Todo lo anterior estaba presente en la primera versión. Let the right one in es, quizás, una cinta técnicamente inferior: no tiene el presupuesto de la cinta de Reeves y hay instantes en los que se nota. Sin embargo, la original es mejor: las actuaciones son más redondas, la atmósfera mejor lograda y el guión más sutil. Por lo tanto, cabe la pregunta: más allá de sus virtudes, ¿era necesaria la versión de Reeves? La cinta americana traduce los diálogos de la sueca, pero no traduce ni reinterpreta la historia. Let me in da la impresión de ser una cinta escandinava hablada en inglés.

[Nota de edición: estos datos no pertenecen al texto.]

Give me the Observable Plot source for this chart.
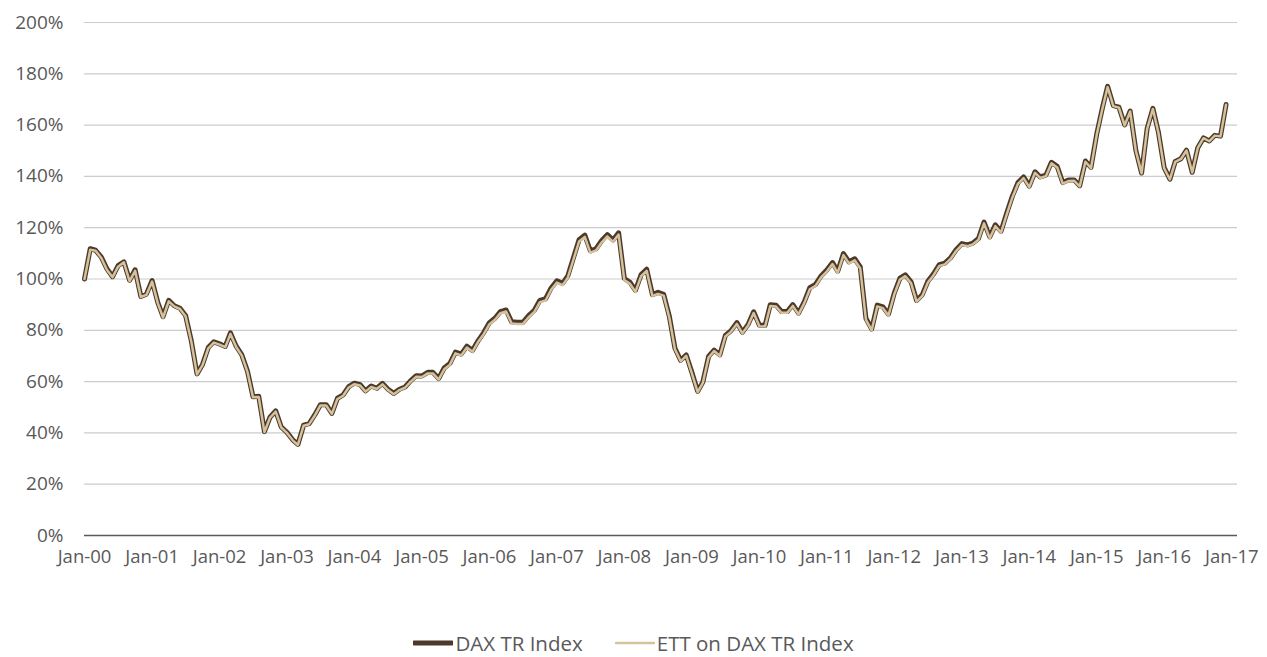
<!DOCTYPE html>
<html>
<head>
<meta charset="utf-8">
<script src="https://cdn.jsdelivr.net/npm/d3@7"></script>
<script src="https://cdn.jsdelivr.net/npm/@observablehq/plot@0.6"></script>
<style>
  html, body { margin: 0; padding: 0; background: #fff; }
  body { position: relative; width: 1267px; height: 657px; overflow: hidden; font-family: "Open Sans", sans-serif; }
  #legend { position: absolute; left: 0; top: 629px; width: 1267px; height: 28px; display: flex; justify-content: center; align-items: center; gap: 32px; color: #595959; font-size: 20.5px; line-height: 28px; }
  .item { display: flex; align-items: center; }
  .item svg { margin-right: 2px; }
</style>
</head>
<body>
<div id="chart"></div>
<div id="legend"></div>
<script>
// Monthly series, Jan-2000 .. Dec-2016, in % of Jan-2000
const startYear = 2000;
const seriesNames = ["DAX TR Index", "ETT on DAX TR Index"];
const dax = [
  100.0, 111.8, 111.2, 108.5, 104.0, 100.9, 105.2, 106.7, 99.5, 103.6, 93.2, 94.1,
  99.4, 90.8, 85.3, 91.7, 89.6, 88.6, 85.8, 75.9, 63.0, 66.7, 73.3, 75.5,
  74.7, 73.7, 79.0, 73.8, 70.5, 64.1, 54.1, 54.3, 40.5, 46.1, 48.6, 42.3,
  40.2, 37.3, 35.5, 43.0, 43.6, 47.1, 51.0, 51.0, 47.6, 53.5, 54.8, 58.0,
  59.4, 58.8, 56.4, 58.3, 57.4, 59.3, 57.0, 55.4, 57.0, 57.9, 60.4, 62.3,
  62.2, 63.6, 63.6, 61.2, 65.3, 67.1, 71.5, 70.7, 73.8, 72.1, 76.0, 79.1,
  83.0, 84.8, 87.3, 87.9, 83.3, 83.1, 83.1, 85.7, 87.8, 91.7, 92.3, 96.5,
  99.3, 98.3, 101.2, 108.4, 115.3, 117.1, 111.0, 111.8, 115.0, 117.3, 115.2, 118.0,
  100.2, 98.7, 95.6, 101.7, 103.8, 93.9, 94.8, 94.0, 85.3, 73.0, 68.3, 70.4,
  63.5, 56.2, 59.8, 69.8, 72.3, 70.4, 78.0, 79.9, 83.0, 79.2, 82.3, 87.2,
  82.0, 81.9, 90.0, 89.8, 87.3, 87.3, 90.0, 86.7, 91.1, 96.6, 97.9, 101.2,
  103.5, 106.4, 103.0, 109.9, 106.7, 107.9, 104.7, 84.6, 80.5, 89.8, 89.1, 86.3,
  94.5, 100.3, 101.6, 98.9, 91.6, 93.9, 99.1, 102.0, 105.6, 106.2, 108.3, 111.4,
  113.8, 113.3, 114.0, 115.8, 122.2, 116.4, 121.1, 118.6, 125.7, 132.2, 137.6, 139.8,
  136.2, 141.8, 139.8, 140.5, 145.5, 143.9, 137.6, 138.6, 138.6, 136.4, 146.0, 143.5,
  156.5, 166.8, 175.1, 167.6, 167.0, 160.1, 165.5, 150.1, 141.3, 158.7, 166.5, 157.2,
  143.4, 138.9, 145.8, 146.9, 150.2, 141.6, 151.2, 155.0, 153.8, 156.0, 155.7, 168.0
];
const ett = [
  100.0, 111.4, 111.0, 108.2, 103.6, 100.7, 104.8, 106.5, 99.2, 103.2, 93.0, 93.8,
  99.0, 90.5, 85.0, 91.3, 89.3, 88.3, 85.5, 75.6, 62.8, 66.4, 73.0, 75.2,
  74.4, 73.4, 78.6, 73.5, 70.2, 63.8, 53.9, 54.0, 40.3, 45.9, 48.3, 42.1,
  40.0, 37.1, 35.3, 42.8, 43.4, 46.8, 50.7, 50.7, 47.4, 53.2, 54.5, 57.7,
  59.0, 58.5, 56.1, 57.9, 57.1, 58.9, 56.7, 55.1, 56.7, 57.6, 60.0, 61.9,
  61.8, 63.2, 63.2, 60.8, 64.8, 66.6, 71.0, 70.2, 73.3, 71.6, 75.5, 78.5,
  82.4, 84.2, 86.7, 87.3, 82.7, 82.5, 82.5, 85.1, 87.2, 91.0, 91.6, 95.8,
  98.6, 97.6, 100.5, 107.7, 114.6, 116.4, 110.3, 111.1, 114.3, 116.6, 114.5, 117.3,
  99.6, 98.1, 95.0, 101.1, 103.2, 93.4, 94.2, 93.5, 84.8, 72.6, 67.9, 70.0,
  63.1, 55.9, 59.5, 69.4, 71.9, 70.0, 77.6, 79.5, 82.5, 78.8, 81.9, 86.7,
  81.6, 81.5, 89.5, 89.3, 86.8, 86.8, 89.5, 86.2, 90.6, 96.0, 97.3, 100.6,
  102.9, 105.8, 102.4, 109.3, 106.1, 107.3, 104.1, 84.1, 80.0, 89.3, 88.6, 85.8,
  94.0, 99.8, 101.1, 98.4, 91.2, 93.4, 98.6, 101.5, 105.1, 105.7, 107.8, 110.9,
  113.3, 112.8, 113.5, 115.3, 121.7, 115.9, 120.6, 118.1, 125.2, 131.7, 137.1, 139.3,
  135.8, 141.4, 139.4, 140.1, 145.1, 143.5, 137.2, 138.2, 138.3, 136.1, 145.7, 143.2,
  156.2, 166.5, 174.8, 167.4, 166.8, 159.9, 165.3, 149.9, 141.2, 158.5, 166.3, 157.0,
  143.2, 138.8, 145.7, 146.8, 150.1, 141.5, 151.1, 154.9, 153.7, 155.9, 155.6, 167.9
];
const yTicks = [0, 20, 40, 60, 80, 100, 120, 140, 160, 180, 200];
const xTickYears = [2000,2001,2002,2003,2004,2005,2006,2007,2008,2009,2010,2011,2012,2013,2014,2015,2016,2017];
const colors = ["#4b3a2b", "#d5c19c"];
const widths = [5, 2.5];

const date = (i) => new Date(Date.UTC(startYear, i, 1));
const rows = dax.map((v, i) => ({date: date(i), dax: v, ett: ett[i]}));
const xTicks = xTickYears.map(y => new Date(Date.UTC(y, 0, 1)));

const chart = Plot.plot({
  width: 1267,
  height: 580,
  marginLeft: 84,
  marginRight: 30,
  marginTop: 22,
  marginBottom: 45,
  style: {fontFamily: "'Open Sans', sans-serif", fontSize: "18px", color: "#595959", background: "#fff", overflow: "visible"},
  x: {type: "utc", domain: [new Date(Date.UTC(2000, 0, 1)), new Date(Date.UTC(2017, 1, 1))]},
  y: {domain: [0, 200]},
  marks: [
    Plot.ruleY(yTicks.filter(d => d > 0), {stroke: "#cccccc", strokeWidth: 1.2}),
    Plot.ruleY([0], {stroke: "#5a5a5a", strokeWidth: 1.6}),
    Plot.axisY({ticks: yTicks, tickSize: 0, tickPadding: 21, tickFormat: d => d + "%", fill: "#595959", fontSize: 19, style: {letterSpacing: "0.8px"}}),
    Plot.axisX({ticks: xTicks, tickSize: 0, tickPadding: 14, tickFormat: d => "Jan-" + String(d.getUTCFullYear() % 100).padStart(2, "0"), fill: "#595959", fontSize: 18.5}),
    Plot.line(rows, {x: "date", y: "dax", stroke: colors[0], strokeWidth: widths[0], strokeLinejoin: "round"}),
    Plot.line(rows, {x: "date", y: "ett", stroke: colors[1], strokeWidth: widths[1], strokeLinejoin: "round"})
  ]
});
document.getElementById("chart").append(chart);

const legend = document.getElementById("legend");
seriesNames.forEach((name, i) => {
  const item = document.createElement("div");
  item.className = "item";
  item.innerHTML = `<svg width="40" height="10"><line x1="1" y1="5" x2="39" y2="5" stroke="${colors[i]}" stroke-width="${widths[i]}" stroke-linecap="round"/></svg><span>${name}</span>`;
  legend.append(item);
});
</script>
</body>
</html>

Aquí y allá, Reeves intenta decorarla con pinceladas americanas: la imagen de Reagan en la televisión, los dulces que come Owen, el juego de Pac-Man. Pero sus pinceladas son guiños insuficientes. La historia es la misma, los matices son los mismos, el ambiente es el mismo. Por otra parte, Let me in es demasiado hosca como para haber sido creada con el afán de americanizar una cinta extranjera y recaudar millones en la taquilla, y la reacción del público norteamericano así lo demuestra: en su primera semana de exhibición, la película recaudó la ínfima cantidad de cinco millones de dólares.
Así que lo que tenemos frente a nosotros es un ejercicio único. Único porque a pesar de su elegante manufactura, de su compromiso con el material original y con la historia que traduce, Let me in no deja de ser una película redundante. Un eco, casi idéntico pero ligeramente más suave, a aquel aullido original e inolvidable llamado Let the right one in.